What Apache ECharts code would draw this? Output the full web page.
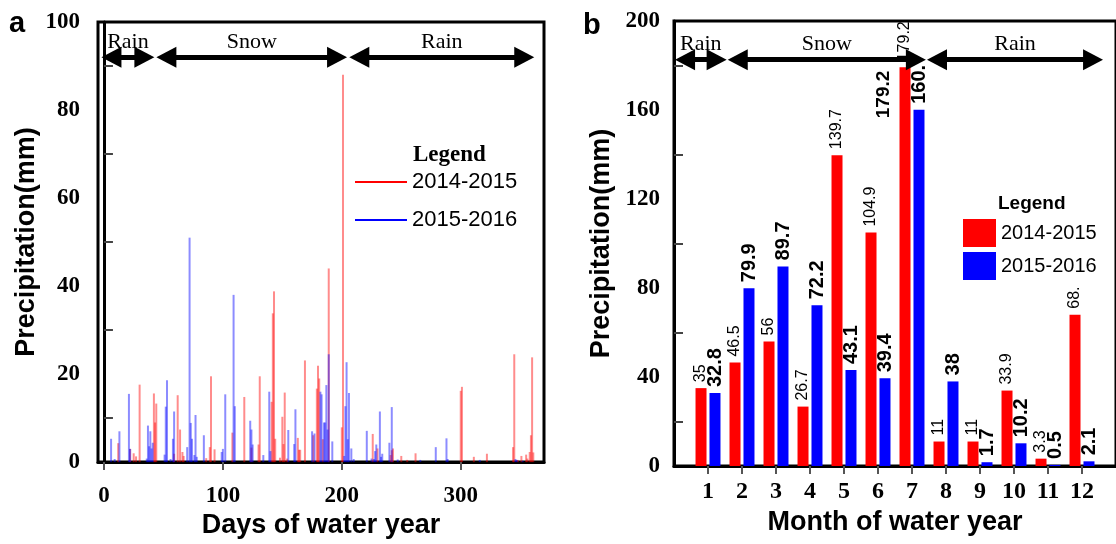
<!DOCTYPE html>
<html>
<head>
<meta charset="utf-8">
<title>Precipitation</title>
<script src="https://cdn.jsdelivr.net/npm/echarts@6.0.0/dist/echarts.min.js"></script>
<style>
  html, body { margin: 0; padding: 0; background: #fff; }
  #chart { width: 1116px; height: 544px; }
</style>
</head>
<body>
<div id="chart"></div>
<script>
// daily precipitation, [day of water year, mm]
const rain1415 = [
  [12, 4.3], [22, 3.0], [25, 2.0], [27, 1.3], [30, 17.6], [42, 15.6], [43, 9.0], [44, 13.3],
  [59, 1.9], [62, 15.2], [64, 7.4], [66, 2.3], [67, 1.4], [86, 0.9], [89, 3.4], [90, 19.5],
  [93, 2.9], [108, 6.7], [118, 14.8], [124, 3.3], [130, 4.0], [131, 19.5], [141, 13.7],
  [142, 33.8], [143, 38.8], [144, 5.3], [148, 1.0], [150, 10.3], [151, 4.1], [152, 15.8],
  [154, 0.8], [163, 5.5], [164, 2.8], [165, 2.8], [169, 23.1], [176, 6.1], [179, 16.7],
  [180, 21.9], [181, 19.0], [184, 5.2], [189, 44.0], [200, 7.9], [201, 88.0], [226, 6.4],
  [230, 3.1], [241, 1.6], [242, 2.7], [243, 3.1], [250, 1.4], [255, 0.5], [262, 2.0],
  [300, 16.2], [301, 17.1], [311, 1.2], [322, 1.9], [344, 3.4], [345, 24.5], [348, 0.5],
  [351, 1.4], [355, 1.7], [356, 0.8], [358, 2.3], [359, 6.1], [360, 23.8], [361, 2.2]
]
const rain1516 = [
  [6, 5.3], [9, 0.7], [13, 7.0], [21, 15.5], [22, 3.0], [36, 0.8], [37, 8.3], [38, 3.6],
  [39, 7.0], [40, 3.1], [41, 4.4], [51, 1.7], [52, 12.6], [53, 18.6], [56, 0.7], [58, 5.3],
  [59, 11.5], [70, 3.4], [72, 51.0], [73, 8.9], [74, 5.3], [76, 1.6], [77, 10.7], [78, 1.2],
  [84, 6.1], [99, 2.3], [100, 3.0], [102, 15.4], [109, 38.0], [110, 12.7], [123, 9.4],
  [124, 7.4], [125, 4.0], [134, 1.6], [139, 16.0], [140, 2.5], [155, 7.3], [160, 4.1],
  [161, 12.0], [175, 7.0], [177, 6.5], [182, 16.0], [183, 15.4], [185, 9.0], [186, 9.0],
  [187, 17.5], [188, 7.4], [189, 24.5], [192, 4.7], [202, 1.4], [203, 12.7], [204, 22.7],
  [205, 5.2], [206, 15.7], [208, 3.1], [210, 0.7], [221, 7.1], [225, 0.8], [227, 0.7],
  [228, 2.5], [229, 4.0], [232, 11.5], [233, 1.2], [234, 1.9], [240, 4.4], [242, 12.5],
  [247, 0.6], [266, 0.5], [279, 3.4], [288, 5.4], [289, 0.7], [316, 0.5], [346, 0.7],
  [347, 0.5], [352, 0.3]
]
const dayTicks = [0, 100, 200, 300]
const dailyYTicks = [10, 30, 50, 70, 90]

// monthly totals
const months = ['1', '2', '3', '4', '5', '6', '7', '8', '9', '10', '11', '12']
const month1415 = [35, 46.5, 56, 26.7, 139.7, 104.9, 179.2, 11, 11, 33.9, 3.3, 68]
const month1516 = [32.8, 79.9, 89.7, 72.2, 43.1, 39.4, 160.1, 38, 1.7, 10.2, 0.5, 2.1]
const labels1415 = ['35', '46.5', '56', '26.7', '139.7', '104.9', '179.2', '11', '11', '33.9', '3.3', '68.']
const labels1516 = ['32.8', '79.9', '89.7', '72.2', '43.1', '39.4', '160.', '38', '1.7', '10.2', '0.5', '2.1']
const monthlyYTicks = [20, 60, 100, 140, 180]
const seasons = ['Rain', 'Snow', 'Rain']
const years = ['2014-2015', '2015-2016']

const serif = 'Liberation Serif'
const sans = 'Liberation Sans'
const monthTicks = months.map((m, i) => i + 1)

const tickFont = { fontFamily: serif, fontWeight: 'bold', fontSize: 23, color: '#000' }
const nameFont = { fontFamily: sans, fontWeight: 'bold', fontSize: 27, color: '#000' }
const frameLine = { show: true, lineStyle: { color: '#000', width: 3 } }

function seasonLine(spans, y) {
  return {
    silent: true,
    animation: false,
    symbol: ['triangle', 'triangle'],
    symbolSize: [21, 20],
    lineStyle: { color: '#000', width: 5, type: 'solid', opacity: 1 },
    itemStyle: { color: '#000' },
    label: {
      show: true,
      position: 'insideMiddleTop',
      formatter: '{b}',
      fontFamily: serif,
      fontSize: 22,
      color: '#000',
      distance: 4
    },
    emphasis: { disabled: true },
    data: spans.map((s, i) => [{ name: seasons[i], coord: [s[0], y] }, { coord: [s[1], y] }])
  }
}

const chart = echarts.init(document.getElementById('chart'))

chart.setOption({
  animation: false,
  title: [
    { text: 'a', left: 9, top: 9, padding: 0, textStyle: { fontFamily: sans, fontWeight: 'bold', fontSize: 29, color: '#000' } },
    { text: 'b', left: 583, top: 11, padding: 0, textStyle: { fontFamily: sans, fontWeight: 'bold', fontSize: 29, color: '#000' } },
    { text: 'Legend', left: 413, top: 144, padding: 0, textStyle: { fontFamily: serif, fontWeight: 'bold', fontSize: 23, color: '#000' } },
    { text: 'Legend', left: 998, top: 194, padding: 0, textStyle: { fontFamily: sans, fontWeight: 'bold', fontSize: 19, color: '#000' } }
  ],
  legend: [
    {
      orient: 'vertical',
      left: 355,
      top: 171,
      padding: 0,
      itemWidth: 52,
      itemHeight: 2,
      itemGap: 16,
      selectedMode: false,
      textStyle: { fontFamily: sans, fontSize: 22, color: '#000' },
      data: [
        { name: years[0], icon: 'rect', itemStyle: { color: '#ff0000' } },
        { name: years[1], icon: 'rect', itemStyle: { color: '#0000ff' } }
      ]
    },
    {
      orient: 'vertical',
      left: 963,
      top: 219,
      padding: 0,
      itemWidth: 33,
      itemHeight: 28,
      itemGap: 5,
      itemTextGap: 7,
      selectedMode: false,
      textStyle: { fontFamily: sans, fontSize: 20, color: '#000' },
      data: [
        { name: years[0], icon: 'rect', itemStyle: { color: '#ff0000' } },
        { name: years[1], icon: 'rect', itemStyle: { color: '#0000ff' } }
      ]
    }
  ],
  grid: [
    { left: 98, top: 22, width: 446, height: 445, show: true, borderColor: '#000', borderWidth: 3 },
    { left: 674, top: 21, width: 447, height: 445, show: true, borderColor: '#000', borderWidth: 3 }
  ],
  xAxis: [
    {
      type: 'value',
      gridIndex: 0,
      min: -5,
      max: 370,
      axisLine: frameLine,
      axisTick: { show: true, customValues: dayTicks, length: 8, lineStyle: { color: '#555', width: 2 } },
      axisLabel: { customValues: dayTicks, margin: 22, ...tickFont },
      splitLine: { show: false },
      name: 'Days of water year',
      nameLocation: 'middle',
      nameGap: 44,
      nameTextStyle: nameFont
    },
    {
      type: 'value',
      gridIndex: 1,
      min: 0,
      max: 13,
      axisLine: frameLine,
      axisTick: { show: true, customValues: monthTicks, length: 8, lineStyle: { color: '#555', width: 2 } },
      axisLabel: { customValues: monthTicks, margin: 14, formatter: v => months[v - 1], ...tickFont, fontSize: 24 },
      splitLine: { show: false },
      name: 'Month of water year',
      nameLocation: 'middle',
      nameGap: 42,
      nameTextStyle: nameFont
    }
  ],
  yAxis: [
    {
      type: 'value',
      gridIndex: 0,
      min: 0,
      max: 100,
      interval: 20,
      axisLine: frameLine,
      axisTick: { show: true, inside: true, customValues: dailyYTicks, length: 9, lineStyle: { color: '#444', width: 2 } },
      axisLabel: { margin: 18, ...tickFont },
      splitLine: { show: false },
      name: 'Precipitation(mm)',
      nameLocation: 'middle',
      nameGap: 58,
      nameTextStyle: nameFont
    },
    {
      type: 'value',
      gridIndex: 1,
      min: 0,
      max: 200,
      interval: 40,
      axisLine: frameLine,
      axisTick: { show: true, inside: true, customValues: monthlyYTicks, length: 9, lineStyle: { color: '#444', width: 2 } },
      axisLabel: { margin: 14, ...tickFont },
      splitLine: { show: false },
      name: 'Precipitation(mm)',
      nameLocation: 'middle',
      nameGap: 59,
      nameTextStyle: nameFont
    }
  ],
  series: [
    {
      name: years[0],
      type: 'bar',
      xAxisIndex: 0,
      yAxisIndex: 0,
      barWidth: 2,
      barGap: '-100%',
      itemStyle: { color: 'rgba(255, 0, 0, 0.45)' },
      data: rain1415,
      markLine: seasonLine([[6.3, 34], [52.5, 196], [214.7, 353.4]], 92)
    },
    {
      name: years[1],
      type: 'bar',
      xAxisIndex: 0,
      yAxisIndex: 0,
      barWidth: 2,
      barGap: '-100%',
      itemStyle: { color: 'rgba(0, 0, 255, 0.45)' },
      data: rain1516
    },
    {
      name: years[0],
      type: 'bar',
      xAxisIndex: 1,
      yAxisIndex: 1,
      barWidth: 11,
      barGap: '27%',
      itemStyle: { color: '#ff0000' },
      label: {
        show: true,
        position: 'top',
        rotate: 90,
        align: 'left',
        verticalAlign: 'middle',
        distance: 6,
        fontFamily: sans,
        fontSize: 16,
        color: '#000',
        formatter: p => labels1415[p.dataIndex]
      },
      data: month1415.map((v, i) => [monthTicks[i], v]),
      markLine: seasonLine([[0.53, 1.46], [2.08, 7.32], [7.94, 12.53]], 182.6),
      markPoint: {
        silent: true,
        symbol: 'rect',
        symbolSize: 1,
        itemStyle: { color: 'rgba(0,0,0,0)' },
        label: { show: true, position: 'inside', rotate: 90, fontFamily: sans, fontWeight: 'bold', fontSize: 19, color: '#000', formatter: '179.2' },
        data: [{ coord: [6.37, 167] }]
      }
    },
    {
      name: years[1],
      type: 'bar',
      xAxisIndex: 1,
      yAxisIndex: 1,
      barWidth: 11,
      barGap: '27%',
      itemStyle: { color: '#0000ff' },
      label: {
        show: true,
        position: 'top',
        rotate: 90,
        align: 'left',
        verticalAlign: 'middle',
        distance: 6,
        fontFamily: sans,
        fontWeight: 'bold',
        fontSize: 20,
        color: '#000',
        formatter: p => labels1516[p.dataIndex]
      },
      data: month1516.map((v, i) => [monthTicks[i], v])
    }
  ]
})
</script>
</body>
</html>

§ **WHAT TO PRODUCE**: Only lines belong in the copy: transcribe those from the start of the data through the line that contains "const dailyYTicks = [10, 30, 50, 70, 90]", and skip the pictures.

§ **FINISHED EXERCISE**:
What Apache ECharts code would draw this? Output the full web page.
<!DOCTYPE html>
<html>
<head>
<meta charset="utf-8">
<title>Precipitation</title>
<script src="https://cdn.jsdelivr.net/npm/echarts@6.0.0/dist/echarts.min.js"></script>
<style>
  html, body { margin: 0; padding: 0; background: #fff; }
  #chart { width: 1116px; height: 544px; }
</style>
</head>
<body>
<div id="chart"></div>
<script>
// daily precipitation, [day of water year, mm]
const rain1415 = [
  [12, 4.3], [22, 3.0], [25, 2.0], [27, 1.3], [30, 17.6], [42, 15.6], [43, 9.0], [44, 13.3],
  [59, 1.9], [62, 15.2], [64, 7.4], [66, 2.3], [67, 1.4], [86, 0.9], [89, 3.4], [90, 19.5],
  [93, 2.9], [108, 6.7], [118, 14.8], [124, 3.3], [130, 4.0], [131, 19.5], [141, 13.7],
  [142, 33.8], [143, 38.8], [144, 5.3], [148, 1.0], [150, 10.3], [151, 4.1], [152, 15.8],
  [154, 0.8], [163, 5.5], [164, 2.8], [165, 2.8], [169, 23.1], [176, 6.1], [179, 16.7],
  [180, 21.9], [181, 19.0], [184, 5.2], [189, 44.0], [200, 7.9], [201, 88.0], [226, 6.4],
  [230, 3.1], [241, 1.6], [242, 2.7], [243, 3.1], [250, 1.4], [255, 0.5], [262, 2.0],
  [300, 16.2], [301, 17.1], [311, 1.2], [322, 1.9], [344, 3.4], [345, 24.5], [348, 0.5],
  [351, 1.4], [355, 1.7], [356, 0.8], [358, 2.3], [359, 6.1], [360, 23.8], [361, 2.2]
]
const rain1516 = [
  [6, 5.3], [9, 0.7], [13, 7.0], [21, 15.5], [22, 3.0], [36, 0.8], [37, 8.3], [38, 3.6],
  [39, 7.0], [40, 3.1], [41, 4.4], [51, 1.7], [52, 12.6], [53, 18.6], [56, 0.7], [58, 5.3],
  [59, 11.5], [70, 3.4], [72, 51.0], [73, 8.9], [74, 5.3], [76, 1.6], [77, 10.7], [78, 1.2],
  [84, 6.1], [99, 2.3], [100, 3.0], [102, 15.4], [109, 38.0], [110, 12.7], [123, 9.4],
  [124, 7.4], [125, 4.0], [134, 1.6], [139, 16.0], [140, 2.5], [155, 7.3], [160, 4.1],
  [161, 12.0], [175, 7.0], [177, 6.5], [182, 16.0], [183, 15.4], [185, 9.0], [186, 9.0],
  [187, 17.5], [188, 7.4], [189, 24.5], [192, 4.7], [202, 1.4], [203, 12.7], [204, 22.7],
  [205, 5.2], [206, 15.7], [208, 3.1], [210, 0.7], [221, 7.1], [225, 0.8], [227, 0.7],
  [228, 2.5], [229, 4.0], [232, 11.5], [233, 1.2], [234, 1.9], [240, 4.4], [242, 12.5],
  [247, 0.6], [266, 0.5], [279, 3.4], [288, 5.4], [289, 0.7], [316, 0.5], [346, 0.7],
  [347, 0.5], [352, 0.3]
]
const dayTicks = [0, 100, 200, 300]
const dailyYTicks = [10, 30, 50, 70, 90]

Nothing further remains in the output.